Washing the fabric, softened the cotton and loosened the weave. I need to plan on lining this jumper with this particular fabric. Luckily, the standard pattern directions have the sewer lining the bodice. It will be very simple to add a lining to the skirt section. Next, I create a project page in my sewing diary. I either draw a simple representation of the garment or add a color copy of the envelope front. I date the entry and note which view I'm making as well as the size from which I'm starting my alterations.
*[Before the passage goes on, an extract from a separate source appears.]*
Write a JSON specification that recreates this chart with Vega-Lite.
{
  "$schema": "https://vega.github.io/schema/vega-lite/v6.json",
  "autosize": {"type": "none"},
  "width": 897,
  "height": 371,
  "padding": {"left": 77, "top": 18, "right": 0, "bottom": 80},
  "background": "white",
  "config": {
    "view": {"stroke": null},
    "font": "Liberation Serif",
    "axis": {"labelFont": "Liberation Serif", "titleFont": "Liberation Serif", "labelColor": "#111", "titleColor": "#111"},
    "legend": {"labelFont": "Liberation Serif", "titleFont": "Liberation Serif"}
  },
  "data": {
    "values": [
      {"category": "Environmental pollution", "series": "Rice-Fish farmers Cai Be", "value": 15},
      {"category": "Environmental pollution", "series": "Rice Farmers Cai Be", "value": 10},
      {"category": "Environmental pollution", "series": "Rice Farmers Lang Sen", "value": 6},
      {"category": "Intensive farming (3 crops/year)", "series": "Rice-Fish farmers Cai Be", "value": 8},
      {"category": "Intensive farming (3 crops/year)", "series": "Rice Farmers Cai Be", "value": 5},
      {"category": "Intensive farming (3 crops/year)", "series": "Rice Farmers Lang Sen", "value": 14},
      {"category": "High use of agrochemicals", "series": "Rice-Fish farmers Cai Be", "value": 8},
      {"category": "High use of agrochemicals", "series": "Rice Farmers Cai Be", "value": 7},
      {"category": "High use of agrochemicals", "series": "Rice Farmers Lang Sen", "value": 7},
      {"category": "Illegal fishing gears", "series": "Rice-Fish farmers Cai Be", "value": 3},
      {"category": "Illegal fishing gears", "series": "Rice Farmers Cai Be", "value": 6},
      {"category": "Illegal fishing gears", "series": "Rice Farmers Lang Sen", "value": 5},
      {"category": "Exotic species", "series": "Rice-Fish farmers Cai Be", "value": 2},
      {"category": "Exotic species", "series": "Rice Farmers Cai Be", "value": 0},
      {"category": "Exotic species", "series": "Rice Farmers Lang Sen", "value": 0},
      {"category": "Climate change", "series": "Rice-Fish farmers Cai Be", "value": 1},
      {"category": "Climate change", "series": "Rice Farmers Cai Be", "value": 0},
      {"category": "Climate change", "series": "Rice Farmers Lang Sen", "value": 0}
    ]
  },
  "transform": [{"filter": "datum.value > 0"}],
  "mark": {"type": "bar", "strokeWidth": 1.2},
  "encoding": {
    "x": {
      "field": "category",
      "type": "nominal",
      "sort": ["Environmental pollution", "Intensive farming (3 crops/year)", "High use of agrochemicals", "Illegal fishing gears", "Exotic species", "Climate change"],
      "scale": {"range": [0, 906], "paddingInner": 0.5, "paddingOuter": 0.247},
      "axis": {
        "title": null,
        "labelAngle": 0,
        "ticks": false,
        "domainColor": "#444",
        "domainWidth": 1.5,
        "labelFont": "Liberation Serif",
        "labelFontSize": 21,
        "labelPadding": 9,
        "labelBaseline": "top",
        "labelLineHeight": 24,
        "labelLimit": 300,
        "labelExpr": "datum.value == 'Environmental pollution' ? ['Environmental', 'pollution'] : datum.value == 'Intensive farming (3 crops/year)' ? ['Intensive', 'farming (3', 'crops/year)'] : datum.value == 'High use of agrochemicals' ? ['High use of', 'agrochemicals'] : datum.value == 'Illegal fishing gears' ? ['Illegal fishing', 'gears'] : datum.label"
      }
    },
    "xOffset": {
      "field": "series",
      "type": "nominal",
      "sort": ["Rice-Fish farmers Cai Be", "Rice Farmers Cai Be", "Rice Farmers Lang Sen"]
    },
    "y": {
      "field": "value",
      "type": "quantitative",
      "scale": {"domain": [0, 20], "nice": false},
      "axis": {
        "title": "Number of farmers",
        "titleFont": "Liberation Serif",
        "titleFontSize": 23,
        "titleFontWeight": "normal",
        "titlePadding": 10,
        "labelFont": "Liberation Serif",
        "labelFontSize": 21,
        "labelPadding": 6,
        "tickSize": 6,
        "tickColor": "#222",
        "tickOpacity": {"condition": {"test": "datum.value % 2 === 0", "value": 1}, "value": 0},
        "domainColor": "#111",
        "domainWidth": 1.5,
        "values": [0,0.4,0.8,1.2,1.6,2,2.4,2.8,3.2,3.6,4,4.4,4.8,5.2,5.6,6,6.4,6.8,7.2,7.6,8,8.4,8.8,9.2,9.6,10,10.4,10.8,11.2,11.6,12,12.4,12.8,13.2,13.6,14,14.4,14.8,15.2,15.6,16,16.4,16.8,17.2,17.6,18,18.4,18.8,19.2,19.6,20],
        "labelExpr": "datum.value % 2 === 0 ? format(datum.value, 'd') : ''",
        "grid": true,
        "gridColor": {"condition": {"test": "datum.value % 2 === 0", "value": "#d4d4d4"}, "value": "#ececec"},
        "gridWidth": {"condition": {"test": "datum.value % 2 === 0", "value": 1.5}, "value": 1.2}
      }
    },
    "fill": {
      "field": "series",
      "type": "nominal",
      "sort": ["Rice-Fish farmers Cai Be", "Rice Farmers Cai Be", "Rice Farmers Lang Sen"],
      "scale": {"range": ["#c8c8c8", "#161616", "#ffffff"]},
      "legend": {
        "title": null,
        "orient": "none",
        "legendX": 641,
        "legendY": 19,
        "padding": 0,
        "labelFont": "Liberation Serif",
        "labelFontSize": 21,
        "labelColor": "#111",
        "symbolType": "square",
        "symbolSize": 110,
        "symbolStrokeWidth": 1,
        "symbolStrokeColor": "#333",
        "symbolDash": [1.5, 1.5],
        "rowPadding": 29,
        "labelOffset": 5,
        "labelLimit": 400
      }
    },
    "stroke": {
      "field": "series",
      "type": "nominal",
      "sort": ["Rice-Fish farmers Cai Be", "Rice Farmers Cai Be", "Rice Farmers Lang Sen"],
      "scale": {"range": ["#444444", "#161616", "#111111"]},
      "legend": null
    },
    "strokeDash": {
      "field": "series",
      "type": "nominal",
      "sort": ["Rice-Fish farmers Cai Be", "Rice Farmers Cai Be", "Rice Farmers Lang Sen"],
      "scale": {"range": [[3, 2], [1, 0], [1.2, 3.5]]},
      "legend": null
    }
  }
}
I know that there are several alterations that almost always have to be done. I usually need to add about 5/8 of an inch to each side of the shoulder seam. I can't forget to draft this into subsequent sleeve heads or arm hole facings. Luckily, this pattern has neither as I will be fully lining the top with the same pattern piece cut from the lining fabric. Also, I often need to take out some along the center line of the front and back and add something to the bust darts or gathers. I have a C/D-cup sized bust line and most industry standard patterns are drafted with a B-cup in mind.
Above you can see the redrafted muslins for the bodice. The back pattern piece is showing and you can see the additional length on the shoulder as well as the removal of some of the width in the center back. I also added about a 1/2 inch to the bust curve at the empire line to compensate for the the larger bust line. I also make note of these alterations on my project page in my sewing diary.